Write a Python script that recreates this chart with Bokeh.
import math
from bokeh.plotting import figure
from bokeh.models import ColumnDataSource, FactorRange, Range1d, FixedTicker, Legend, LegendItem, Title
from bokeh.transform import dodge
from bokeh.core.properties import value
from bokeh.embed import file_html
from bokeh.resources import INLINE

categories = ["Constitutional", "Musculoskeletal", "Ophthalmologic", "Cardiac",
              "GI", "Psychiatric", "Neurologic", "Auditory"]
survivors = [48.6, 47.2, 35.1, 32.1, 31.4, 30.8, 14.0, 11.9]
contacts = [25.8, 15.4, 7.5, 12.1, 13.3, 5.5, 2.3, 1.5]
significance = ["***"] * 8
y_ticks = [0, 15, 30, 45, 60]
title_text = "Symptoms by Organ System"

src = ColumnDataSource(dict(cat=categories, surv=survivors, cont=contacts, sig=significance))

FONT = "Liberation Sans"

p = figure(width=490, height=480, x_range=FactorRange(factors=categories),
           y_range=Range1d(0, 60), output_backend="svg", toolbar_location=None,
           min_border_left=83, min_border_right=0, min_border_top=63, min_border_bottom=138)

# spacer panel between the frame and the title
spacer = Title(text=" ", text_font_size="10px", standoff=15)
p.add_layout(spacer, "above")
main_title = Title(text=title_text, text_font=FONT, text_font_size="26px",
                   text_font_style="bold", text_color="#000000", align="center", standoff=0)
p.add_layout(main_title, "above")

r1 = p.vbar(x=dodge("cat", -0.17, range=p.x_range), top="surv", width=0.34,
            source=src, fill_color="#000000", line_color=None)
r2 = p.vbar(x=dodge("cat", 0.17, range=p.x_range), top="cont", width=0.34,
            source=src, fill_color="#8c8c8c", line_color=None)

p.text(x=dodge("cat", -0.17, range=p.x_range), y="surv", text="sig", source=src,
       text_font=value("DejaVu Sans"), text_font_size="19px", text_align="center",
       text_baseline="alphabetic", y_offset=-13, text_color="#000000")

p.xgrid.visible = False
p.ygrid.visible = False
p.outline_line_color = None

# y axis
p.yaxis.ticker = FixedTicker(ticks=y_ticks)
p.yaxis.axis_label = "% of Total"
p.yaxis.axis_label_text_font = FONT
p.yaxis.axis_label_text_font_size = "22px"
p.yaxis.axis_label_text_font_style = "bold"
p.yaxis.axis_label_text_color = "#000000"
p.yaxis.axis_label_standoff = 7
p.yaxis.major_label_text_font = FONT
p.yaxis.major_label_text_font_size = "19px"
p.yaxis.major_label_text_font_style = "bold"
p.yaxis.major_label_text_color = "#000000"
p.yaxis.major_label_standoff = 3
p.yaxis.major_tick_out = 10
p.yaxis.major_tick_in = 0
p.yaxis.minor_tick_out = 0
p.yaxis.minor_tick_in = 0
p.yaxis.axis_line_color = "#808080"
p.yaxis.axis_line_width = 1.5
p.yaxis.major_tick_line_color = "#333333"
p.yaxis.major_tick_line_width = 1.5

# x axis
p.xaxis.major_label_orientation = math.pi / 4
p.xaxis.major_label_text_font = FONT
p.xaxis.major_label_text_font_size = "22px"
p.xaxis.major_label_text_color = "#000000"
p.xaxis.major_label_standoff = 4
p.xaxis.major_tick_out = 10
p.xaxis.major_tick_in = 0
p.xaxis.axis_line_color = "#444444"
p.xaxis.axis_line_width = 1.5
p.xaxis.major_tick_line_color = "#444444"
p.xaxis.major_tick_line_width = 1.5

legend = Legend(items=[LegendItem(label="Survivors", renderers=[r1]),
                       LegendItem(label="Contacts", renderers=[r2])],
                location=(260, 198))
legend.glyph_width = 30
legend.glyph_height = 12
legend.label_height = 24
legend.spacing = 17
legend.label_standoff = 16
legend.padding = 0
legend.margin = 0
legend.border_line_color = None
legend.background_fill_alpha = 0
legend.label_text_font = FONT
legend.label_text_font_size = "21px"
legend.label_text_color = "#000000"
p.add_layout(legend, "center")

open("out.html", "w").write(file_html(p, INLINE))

◆ ◆ ◆ ◆ ◆ ◆ ◆

PROBLEM TO SOLVE: Quote each line of the data above exactly as written.

EXERCISE OUTPUT:
Write a Python script that recreates this chart with Bokeh.
import math
from bokeh.plotting import figure
from bokeh.models import ColumnDataSource, FactorRange, Range1d, FixedTicker, Legend, LegendItem, Title
from bokeh.transform import dodge
from bokeh.core.properties import value
from bokeh.embed import file_html
from bokeh.resources import INLINE

categories = ["Constitutional", "Musculoskeletal", "Ophthalmologic", "Cardiac",
              "GI", "Psychiatric", "Neurologic", "Auditory"]
survivors = [48.6, 47.2, 35.1, 32.1, 31.4, 30.8, 14.0, 11.9]
contacts = [25.8, 15.4, 7.5, 12.1, 13.3, 5.5, 2.3, 1.5]
significance = ["***"] * 8
y_ticks = [0, 15, 30, 45, 60]
title_text = "Symptoms by Organ System"

src = ColumnDataSource(dict(cat=categories, surv=survivors, cont=contacts, sig=significance))

FONT = "Liberation Sans"

p = figure(width=490, height=480, x_range=FactorRange(factors=categories),
           y_range=Range1d(0, 60), output_backend="svg", toolbar_location=None,
           min_border_left=83, min_border_right=0, min_border_top=63, min_border_bottom=138)

# spacer panel between the frame and the title
spacer = Title(text=" ", text_font_size="10px", standoff=15)
p.add_layout(spacer, "above")
main_title = Title(text=title_text, text_font=FONT, text_font_size="26px",
                   text_font_style="bold", text_color="#000000", align="center", standoff=0)
p.add_layout(main_title, "above")

r1 = p.vbar(x=dodge("cat", -0.17, range=p.x_range), top="surv", width=0.34,
            source=src, fill_color="#000000", line_color=None)
r2 = p.vbar(x=dodge("cat", 0.17, range=p.x_range), top="cont", width=0.34,
            source=src, fill_color="#8c8c8c", line_color=None)

p.text(x=dodge("cat", -0.17, range=p.x_range), y="surv", text="sig", source=src,
       text_font=value("DejaVu Sans"), text_font_size="19px", text_align="center",
       text_baseline="alphabetic", y_offset=-13, text_color="#000000")

p.xgrid.visible = False
p.ygrid.visible = False
p.outline_line_color = None

# y axis
p.yaxis.ticker = FixedTicker(ticks=y_ticks)
p.yaxis.axis_label = "% of Total"
p.yaxis.axis_label_text_font = FONT
p.yaxis.axis_label_text_font_size = "22px"
p.yaxis.axis_label_text_font_style = "bold"
p.yaxis.axis_label_text_color = "#000000"
p.yaxis.axis_label_standoff = 7
p.yaxis.major_label_text_font = FONT
p.yaxis.major_label_text_font_size = "19px"
p.yaxis.major_label_text_font_style = "bold"
p.yaxis.major_label_text_color = "#000000"
p.yaxis.major_label_standoff = 3
p.yaxis.major_tick_out = 10
p.yaxis.major_tick_in = 0
p.yaxis.minor_tick_out = 0
p.yaxis.minor_tick_in = 0
p.yaxis.axis_line_color = "#808080"
p.yaxis.axis_line_width = 1.5
p.yaxis.major_tick_line_color = "#333333"
p.yaxis.major_tick_line_width = 1.5

# x axis
p.xaxis.major_label_orientation = math.pi / 4
p.xaxis.major_label_text_font = FONT
p.xaxis.major_label_text_font_size = "22px"
p.xaxis.major_label_text_color = "#000000"
p.xaxis.major_label_standoff = 4
p.xaxis.major_tick_out = 10
p.xaxis.major_tick_in = 0
p.xaxis.axis_line_color = "#444444"
p.xaxis.axis_line_width = 1.5
p.xaxis.major_tick_line_color = "#444444"
p.xaxis.major_tick_line_width = 1.5

legend = Legend(items=[LegendItem(label="Survivors", renderers=[r1]),
                       LegendItem(label="Contacts", renderers=[r2])],
                location=(260, 198))
legend.glyph_width = 30
legend.glyph_height = 12
legend.label_height = 24
legend.spacing = 17
legend.label_standoff = 16
legend.padding = 0
legend.margin = 0
legend.border_line_color = None
legend.background_fill_alpha = 0
legend.label_text_font = FONT
legend.label_text_font_size = "21px"
legend.label_text_color = "#000000"
p.add_layout(legend, "center")

open("out.html", "w").write(file_html(p, INLINE))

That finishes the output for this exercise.